Repeat each entry as written, dropping any picture you find.
::: Working data :::
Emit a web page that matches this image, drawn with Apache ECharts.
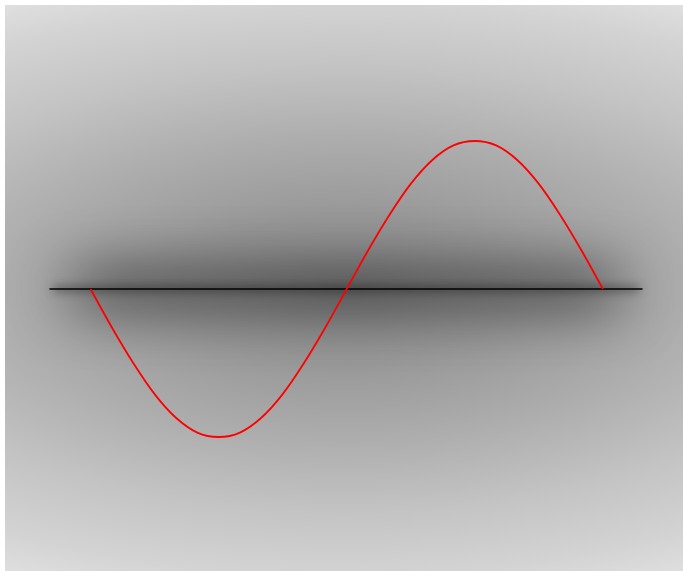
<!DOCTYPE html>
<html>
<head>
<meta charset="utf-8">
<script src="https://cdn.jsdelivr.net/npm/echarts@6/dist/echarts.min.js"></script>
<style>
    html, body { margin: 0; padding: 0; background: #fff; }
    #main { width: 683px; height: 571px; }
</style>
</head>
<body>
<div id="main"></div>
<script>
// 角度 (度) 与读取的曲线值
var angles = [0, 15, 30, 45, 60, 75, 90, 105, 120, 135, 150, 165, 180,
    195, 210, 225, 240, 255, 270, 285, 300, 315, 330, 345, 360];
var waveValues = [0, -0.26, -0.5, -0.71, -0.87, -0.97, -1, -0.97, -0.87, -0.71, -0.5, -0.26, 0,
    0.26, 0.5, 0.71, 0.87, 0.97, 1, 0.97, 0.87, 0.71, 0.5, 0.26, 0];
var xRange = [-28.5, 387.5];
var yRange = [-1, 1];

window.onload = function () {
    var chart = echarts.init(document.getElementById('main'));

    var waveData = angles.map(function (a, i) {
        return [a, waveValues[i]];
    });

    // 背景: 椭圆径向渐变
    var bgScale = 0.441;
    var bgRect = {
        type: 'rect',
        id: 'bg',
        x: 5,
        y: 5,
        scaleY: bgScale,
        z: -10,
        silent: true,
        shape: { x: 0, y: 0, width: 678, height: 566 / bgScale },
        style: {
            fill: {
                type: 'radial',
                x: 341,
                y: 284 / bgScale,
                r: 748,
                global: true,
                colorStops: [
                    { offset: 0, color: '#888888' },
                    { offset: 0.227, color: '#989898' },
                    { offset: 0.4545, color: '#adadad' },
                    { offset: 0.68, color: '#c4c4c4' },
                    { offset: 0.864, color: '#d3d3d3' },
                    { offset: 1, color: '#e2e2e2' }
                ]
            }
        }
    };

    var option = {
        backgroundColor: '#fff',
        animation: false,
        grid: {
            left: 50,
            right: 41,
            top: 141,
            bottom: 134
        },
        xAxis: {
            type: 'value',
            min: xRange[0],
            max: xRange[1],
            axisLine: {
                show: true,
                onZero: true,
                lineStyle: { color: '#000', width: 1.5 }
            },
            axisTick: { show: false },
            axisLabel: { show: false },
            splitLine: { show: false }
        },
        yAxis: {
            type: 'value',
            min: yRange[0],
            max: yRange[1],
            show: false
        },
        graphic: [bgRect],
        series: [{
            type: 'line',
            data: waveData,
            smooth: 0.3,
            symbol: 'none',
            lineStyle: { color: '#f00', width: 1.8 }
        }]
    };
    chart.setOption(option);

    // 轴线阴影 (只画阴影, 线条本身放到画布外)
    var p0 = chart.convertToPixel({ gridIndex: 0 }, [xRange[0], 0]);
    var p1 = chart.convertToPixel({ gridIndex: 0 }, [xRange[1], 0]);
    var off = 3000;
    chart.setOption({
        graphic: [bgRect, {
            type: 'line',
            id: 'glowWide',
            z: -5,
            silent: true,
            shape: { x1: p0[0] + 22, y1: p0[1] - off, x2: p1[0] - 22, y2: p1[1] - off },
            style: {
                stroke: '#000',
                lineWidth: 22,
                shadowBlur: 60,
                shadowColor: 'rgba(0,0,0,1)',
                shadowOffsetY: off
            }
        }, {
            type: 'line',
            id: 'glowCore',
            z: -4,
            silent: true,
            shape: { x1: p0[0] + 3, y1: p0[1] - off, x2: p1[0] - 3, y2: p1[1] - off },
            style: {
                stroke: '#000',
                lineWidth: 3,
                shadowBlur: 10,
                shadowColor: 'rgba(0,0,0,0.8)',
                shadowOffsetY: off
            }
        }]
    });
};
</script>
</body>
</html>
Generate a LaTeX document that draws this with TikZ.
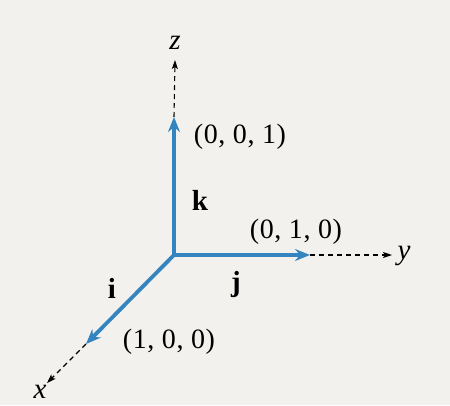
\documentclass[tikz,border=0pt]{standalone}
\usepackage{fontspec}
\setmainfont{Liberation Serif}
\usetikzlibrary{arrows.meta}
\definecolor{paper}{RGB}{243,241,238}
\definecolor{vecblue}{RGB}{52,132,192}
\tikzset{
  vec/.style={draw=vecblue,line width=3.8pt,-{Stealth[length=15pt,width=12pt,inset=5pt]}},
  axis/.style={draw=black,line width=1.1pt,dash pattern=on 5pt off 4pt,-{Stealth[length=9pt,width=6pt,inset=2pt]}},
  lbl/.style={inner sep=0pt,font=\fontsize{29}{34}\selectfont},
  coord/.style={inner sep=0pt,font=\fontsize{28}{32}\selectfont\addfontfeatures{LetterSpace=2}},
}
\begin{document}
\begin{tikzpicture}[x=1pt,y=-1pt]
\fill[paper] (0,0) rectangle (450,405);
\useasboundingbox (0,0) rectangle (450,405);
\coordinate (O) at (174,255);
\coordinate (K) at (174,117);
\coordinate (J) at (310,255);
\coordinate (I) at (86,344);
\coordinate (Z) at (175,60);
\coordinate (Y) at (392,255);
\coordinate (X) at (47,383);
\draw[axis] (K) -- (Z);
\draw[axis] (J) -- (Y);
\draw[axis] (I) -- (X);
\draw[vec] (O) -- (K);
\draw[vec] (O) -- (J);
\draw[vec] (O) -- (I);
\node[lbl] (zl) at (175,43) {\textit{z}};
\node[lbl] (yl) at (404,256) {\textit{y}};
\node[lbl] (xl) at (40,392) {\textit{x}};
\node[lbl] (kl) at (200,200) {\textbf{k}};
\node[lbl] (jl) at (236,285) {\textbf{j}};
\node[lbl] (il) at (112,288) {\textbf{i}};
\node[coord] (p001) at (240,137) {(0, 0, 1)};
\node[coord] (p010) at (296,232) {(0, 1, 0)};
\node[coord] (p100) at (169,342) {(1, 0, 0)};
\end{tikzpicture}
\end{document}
:::
- _Exercise solution_:
Emit a web page that matches this image, drawn with Apache ECharts.
<!DOCTYPE html>
<html>
<head>
<meta charset="utf-8">
<script src="https://cdn.jsdelivr.net/npm/echarts@6/dist/echarts.min.js"></script>
<style>
    html, body { margin: 0; padding: 0; background: #fff; }
    #main { width: 683px; height: 571px; }
</style>
</head>
<body>
<div id="main"></div>
<script>
// 角度 (度) 与读取的曲线值
var angles = [0, 15, 30, 45, 60, 75, 90, 105, 120, 135, 150, 165, 180,
    195, 210, 225, 240, 255, 270, 285, 300, 315, 330, 345, 360];
var waveValues = [0, -0.26, -0.5, -0.71, -0.87, -0.97, -1, -0.97, -0.87, -0.71, -0.5, -0.26, 0,
    0.26, 0.5, 0.71, 0.87, 0.97, 1, 0.97, 0.87, 0.71, 0.5, 0.26, 0];
var xRange = [-28.5, 387.5];
var yRange = [-1, 1];

window.onload = function () {
    var chart = echarts.init(document.getElementById('main'));

    var waveData = angles.map(function (a, i) {
        return [a, waveValues[i]];
    });

    // 背景: 椭圆径向渐变
    var bgScale = 0.441;
    var bgRect = {
        type: 'rect',
        id: 'bg',
        x: 5,
        y: 5,
        scaleY: bgScale,
        z: -10,
        silent: true,
        shape: { x: 0, y: 0, width: 678, height: 566 / bgScale },
        style: {
            fill: {
                type: 'radial',
                x: 341,
                y: 284 / bgScale,
                r: 748,
                global: true,
                colorStops: [
                    { offset: 0, color: '#888888' },
                    { offset: 0.227, color: '#989898' },
                    { offset: 0.4545, color: '#adadad' },
                    { offset: 0.68, color: '#c4c4c4' },
                    { offset: 0.864, color: '#d3d3d3' },
                    { offset: 1, color: '#e2e2e2' }
                ]
            }
        }
    };

    var option = {
        backgroundColor: '#fff',
        animation: false,
        grid: {
            left: 50,
            right: 41,
            top: 141,
            bottom: 134
        },
        xAxis: {
            type: 'value',
            min: xRange[0],
            max: xRange[1],
            axisLine: {
                show: true,
                onZero: true,
                lineStyle: { color: '#000', width: 1.5 }
            },
            axisTick: { show: false },
            axisLabel: { show: false },
            splitLine: { show: false }
        },
        yAxis: {
            type: 'value',
            min: yRange[0],
            max: yRange[1],
            show: false
        },
        graphic: [bgRect],
        series: [{
            type: 'line',
            data: waveData,
            smooth: 0.3,
            symbol: 'none',
            lineStyle: { color: '#f00', width: 1.8 }
        }]
    };
    chart.setOption(option);

    // 轴线阴影 (只画阴影, 线条本身放到画布外)
    var p0 = chart.convertToPixel({ gridIndex: 0 }, [xRange[0], 0]);
    var p1 = chart.convertToPixel({ gridIndex: 0 }, [xRange[1], 0]);
    var off = 3000;
    chart.setOption({
        graphic: [bgRect, {
            type: 'line',
            id: 'glowWide',
            z: -5,
            silent: true,
            shape: { x1: p0[0] + 22, y1: p0[1] - off, x2: p1[0] - 22, y2: p1[1] - off },
            style: {
                stroke: '#000',
                lineWidth: 22,
                shadowBlur: 60,
                shadowColor: 'rgba(0,0,0,1)',
                shadowOffsetY: off
            }
        }, {
            type: 'line',
            id: 'glowCore',
            z: -4,
            silent: true,
            shape: { x1: p0[0] + 3, y1: p0[1] - off, x2: p1[0] - 3, y2: p1[1] - off },
            style: {
                stroke: '#000',
                lineWidth: 3,
                shadowBlur: 10,
                shadowColor: 'rgba(0,0,0,0.8)',
                shadowOffsetY: off
            }
        }]
    });
};
</script>
</body>
</html>
Generate a LaTeX document that draws this with TikZ.
\documentclass[tikz,border=0pt]{standalone}
\usepackage{fontspec}
\setmainfont{Liberation Serif}
\usetikzlibrary{arrows.meta}
\definecolor{paper}{RGB}{243,241,238}
\definecolor{vecblue}{RGB}{52,132,192}
\tikzset{
  vec/.style={draw=vecblue,line width=3.8pt,-{Stealth[length=15pt,width=12pt,inset=5pt]}},
  axis/.style={draw=black,line width=1.1pt,dash pattern=on 5pt off 4pt,-{Stealth[length=9pt,width=6pt,inset=2pt]}},
  lbl/.style={inner sep=0pt,font=\fontsize{29}{34}\selectfont},
  coord/.style={inner sep=0pt,font=\fontsize{28}{32}\selectfont\addfontfeatures{LetterSpace=2}},
}
\begin{document}
\begin{tikzpicture}[x=1pt,y=-1pt]
\fill[paper] (0,0) rectangle (450,405);
\useasboundingbox (0,0) rectangle (450,405);
\coordinate (O) at (174,255);
\coordinate (K) at (174,117);
\coordinate (J) at (310,255);
\coordinate (I) at (86,344);
\coordinate (Z) at (175,60);
\coordinate (Y) at (392,255);
\coordinate (X) at (47,383);
\draw[axis] (K) -- (Z);
\draw[axis] (J) -- (Y);
\draw[axis] (I) -- (X);
\draw[vec] (O) -- (K);
\draw[vec] (O) -- (J);
\draw[vec] (O) -- (I);
\node[lbl] (zl) at (175,43) {\textit{z}};
\node[lbl] (yl) at (404,256) {\textit{y}};
\node[lbl] (xl) at (40,392) {\textit{x}};
\node[lbl] (kl) at (200,200) {\textbf{k}};
\node[lbl] (jl) at (236,285) {\textbf{j}};
\node[lbl] (il) at (112,288) {\textbf{i}};
\node[coord] (p001) at (240,137) {(0, 0, 1)};
\node[coord] (p010) at (296,232) {(0, 1, 0)};
\node[coord] (p100) at (169,342) {(1, 0, 0)};
\end{tikzpicture}
\end{document}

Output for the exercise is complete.